現在、私は透析室の副室長という立場であり、透析で使用する薬剤については、大体私が決めていくという権限がある。長期透析においては、腎性貧血を改善するために、エリスロポイエチン製剤が不可欠であるが、当院では、伝統的に曜日のコースごとに、二社の製品を使い分けてきた。このEpo剤は一月あたりに透析室だけで100万〜150万円分の薬剤が使用される。これを、誤投与を防ぐという観点から、一社の薬剤に統一して欲しいというような声が、ものの分かってない主任あたりから出て、現在、その方向で動きつつある。
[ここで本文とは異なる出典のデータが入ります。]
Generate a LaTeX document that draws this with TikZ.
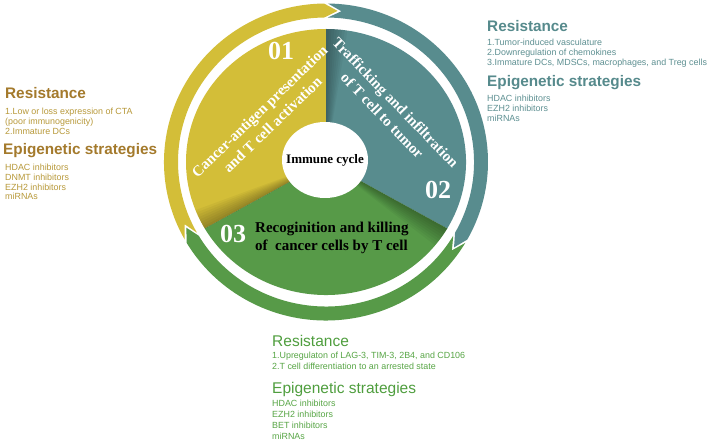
\documentclass[tikz,border=0pt]{standalone}
\usepackage{fontspec}
\setmainfont{Liberation Serif}
\setsansfont{Liberation Sans}
\definecolor{cyel}{HTML}{D3BE38}
\definecolor{cteal}{HTML}{588C8E}
\definecolor{cgreen}{HTML}{579A48}
\definecolor{tyelH}{HTML}{A47A2C}
\definecolor{tyelB}{HTML}{B8993A}
\definecolor{ttealH}{HTML}{568A8C}
\definecolor{ttealB}{HTML}{5E9092}
\definecolor{tgreenH}{HTML}{4F9E3E}
\definecolor{tgreenB}{HTML}{58A646}
\tikzset{
  headB/.style={font=\sffamily\bfseries\fontsize{15.3}{16}\selectfont, anchor=base west, inner sep=0pt},
  headR/.style={font=\sffamily\fontsize{15.5}{16}\selectfont, anchor=base west, inner sep=0pt},
  body/.style={font=\sffamily\fontsize{8.9}{10}\selectfont, anchor=base west, inner sep=0pt},
  num/.style={font=\bfseries\fontsize{26}{26}\selectfont, text=white, inner sep=0pt},
  sect/.style={font=\bfseries\fontsize{15}{18.5}\selectfont, align=center, inner sep=0pt},
  blk/.style={font=\bfseries\fontsize{15}{17}\selectfont, anchor=base west, inner sep=0pt},
}
% ring arrow: #1 tail angle, #2 head angle (clockwise, #1 > #2), #3 colour
\newcommand{\ringarrow}[3]{%
  \fill[#3] ({#1-0.7}:162pt and 158.5pt)
    arc[start angle={#1-0.7}, end angle={#2+0.7}, x radius=162pt, y radius=158.5pt]
    -- ({#2+0.7-5}:155pt and 151.5pt)
    -- ({#2+0.7}:148pt and 144.5pt)
    arc[start angle={#2+0.7}, end angle={#1-0.7}, x radius=148pt, y radius=144.5pt]
    -- ({#1-0.7-5}:155pt and 151.5pt) -- cycle;}
% shadow wedge on sector side near boundary angle #1, going clockwise
\newcommand{\sectshadow}[1]{%
  \foreach \k in {1,...,8}{%
    \fill[black, opacity=0.04] (0,0) -- (#1:140pt and 133pt)
      arc[start angle=#1, end angle={#1-\k*1.1}, x radius=140pt, y radius=133pt] -- cycle;}}
\begin{document}
\begin{tikzpicture}[x=1pt,y=1pt]
\useasboundingbox (0,0) rectangle (708,-443);
\fill[white] (0,0) rectangle (708,-443);

\begin{scope}[shift={(326pt,-162pt)}]
  % sectors
  \fill[cyel] (0,0) -- (90:140pt and 133pt)
    arc[start angle=90, end angle=210, x radius=140pt, y radius=133pt] -- cycle;
  \fill[cteal] (0,0) -- (-30:140pt and 133pt)
    arc[start angle=-30, end angle=90, x radius=140pt, y radius=133pt] -- cycle;
  \fill[cgreen] (0,0) -- (210:140pt and 133pt)
    arc[start angle=210, end angle=330, x radius=140pt, y radius=133pt] -- cycle;
  % shadows
  \sectshadow{210}
  \sectshadow{90}
  \sectshadow{-30}
  % ring arrows
  \ringarrow{210}{90}{cyel}
  \ringarrow{90}{-30}{cteal}
  \ringarrow{330}{210}{cgreen}
\end{scope}

% centre
\fill[white] (325,-160) ellipse[x radius=43pt, y radius=38pt];
\node[font=\bfseries\fontsize{13}{13}\selectfont] (center) at (325,-160) {Immune cycle};

% numbers
\node[num] (n01) at (281,-51) {01};
\node[num] (n02) at (438,-190) {02};
\node[num] (n03) at (233,-234) {03};

% sector texts
\node[sect, text=white, rotate=44] (s1) at (266,-118) {Cancer-antigen presentation\\and T cell activation};
\node[sect, text=white, rotate=-46] (s2) at (389,-109) {Trafficking and infiltration\\of T cell to tumor};
\node[blk] (s3a) at (255,-233) {Recoginition and killing};
\node[blk] (s3b) at (255,-251) {of\ \ cancer cells by T cell};

% left block
\node[headB, text=tyelH] (lr) at (5,-99) {Resistance};
\node[body, text=tyelB] (lr1) at (5,-115) {1.Low or loss expression of CTA};
\node[body, text=tyelB] (lr2) at (5,-125) {(poor immunogenicity)};
\node[body, text=tyelB] (lr3) at (5,-135) {2.Immature DCs};
\node[headB, text=tyelH] (le) at (3,-155) {Epigenetic strategies};
\node[body, text=tyelB] (le1) at (5,-171) {HDAC inhibitors};
\node[body, text=tyelB] (le2) at (5,-181) {DNMT inhibitors};
\node[body, text=tyelB] (le3) at (5,-190.5) {EZH2 inhibitors};
\node[body, text=tyelB] (le4) at (5,-200) {miRNAs};

% right block
\node[headB, text=ttealH] (rr) at (487,-32) {Resistance};
\node[body, text=ttealB] (rr1) at (487,-46) {1.Tumor-induced vasculature};
\node[body, text=ttealB] (rr2) at (487,-56) {2.Downregulation of chemokines};
\node[body, text=ttealB] (rr3) at (487,-66) {3.Immature DCs, MDSCs, macrophages, and Treg cells};
\node[headB, text=ttealH] (re) at (487,-87) {Epigenetic strategies};
\node[body, text=ttealB] (re1) at (487,-102) {HDAC inhibitors};
\node[body, text=ttealB] (re2) at (487,-112) {EZH2 inhibitors};
\node[body, text=ttealB] (re3) at (487,-122) {miRNAs};

% bottom block
\node[headR, text=tgreenH] (br) at (272,-346) {Resistance};
\node[body, text=tgreenB] (br1) at (272,-358.5) {1.Upregulaton of LAG-3, TIM-3, 2B4, and CD106};
\node[body, text=tgreenB] (br2) at (272,-369.5) {2.T cell differentiation to an arrested state};
\node[headR, text=tgreenH] (be) at (272,-393) {Epigenetic strategies};
\node[body, text=tgreenB] (be1) at (272,-406) {HDAC inhibitors};
\node[body, text=tgreenB] (be2) at (272,-417) {EZH2 inhibitors};
\node[body, text=tgreenB] (be3) at (272,-428.5) {BET inhibitors};
\node[body, text=tgreenB] (be4) at (272,-439.5) {miRNAs};
\end{tikzpicture}
\end{document}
たしかに、製剤が2種類よりも1種類のほうが誤投薬の可能性は減るであろうけれど、投与量さえ間違えなければ、エリスロポイエチンの中身はほとんど変わらないわけであるから、患者さんに実害は無い。そして、現在までにそのミスが生じたという報告は無い。
なぜ二社の製品を同時に使うかといえば、それは競合させるためである。市場が1社独占となってしまえば、その製薬会社は企業努力をしないであろうし、その一社に体制として決めてしまうのであれば、他社からの情報提供、新薬情報などが入ってきづらくなる。
私は旧来の体制を守ろうとする守旧派ということになるのだろうが、この企業の競合という要素は上述の形ばかりの誤投薬を減らすという名目よりも、医療内容の維持向上という観点から、優先されるべき事項だと考える。
結局は私は名ばかり室長の雑用係で、このような事項の最終決定権は当科部長にあるので、そこで決定されることであろう。